Opening statements began Wednesday in the trial of Steven Jones, who is accused of killing Colin Brough, 20, just off the university’s Flagstaff campus in October 2015 and wounding three others.
Jones has pleaded not guilty to first-degree murder and multiple aggravated assault charges. Prosecutors are not pursuing the death penalty in this case.
Both sides hope to prove their narratives over the course of the trial, which is expected to last five weeks. More than 35 witnesses are expected to be called.
One of the wounded students testified Thursday that he heard Brough, who was his best friend and fraternity brother, arguing with the people before the shooting but didn’t hear the fatal gunshots.
Nick Piring said he saw a light coming from the parking lot and thought it was a “police officer coming to break up the argument.” He later learned the light was a flashlight attached to a handgun and said he was shot twice — one time each in an arm and hip.

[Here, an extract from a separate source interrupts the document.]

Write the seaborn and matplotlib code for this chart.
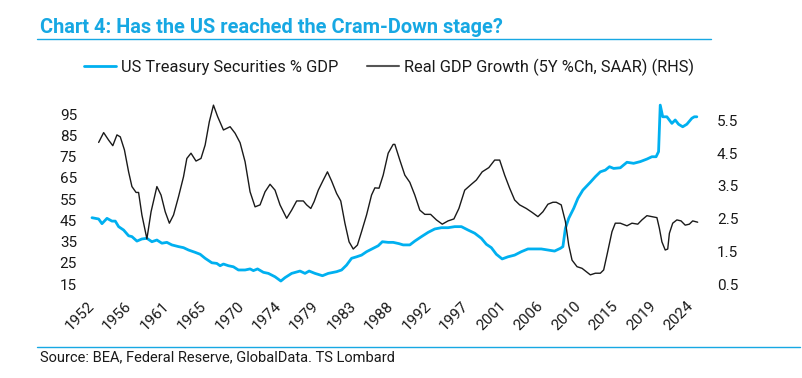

Jones’ attorney Joshua Davidson questioned Piring’s recollection of what happened that night, saying Piring was intoxicated after drinking at a party earlier.
Prosecutors argued Jones’ actions were premeditated when he retrieved his gun from his vehicle and shot four people, said Deputy County Attorney Ammon Barker.
“The defendant’s pride was hurt in the early morning hours of October 9 because he was punched one time in the face, and instead of walking away or punching back he went to his car to get his fully loaded handgun and walked 90 feet to shoot four college students, killing Colin Brough,” Barker said.
Davidson argues the opposite, saying Jones had been bullied and was scared before the shooting.
“Mr. Barker tells a good story but this is not a case of an assassin who murdered in the dark,” Davidson said. “This is about Mr. Jones, who a couple of weeks into his college career found himself surrounded, threatened and attacked. Jones did what he had to do to protect himself and he only had seconds to make that decision.”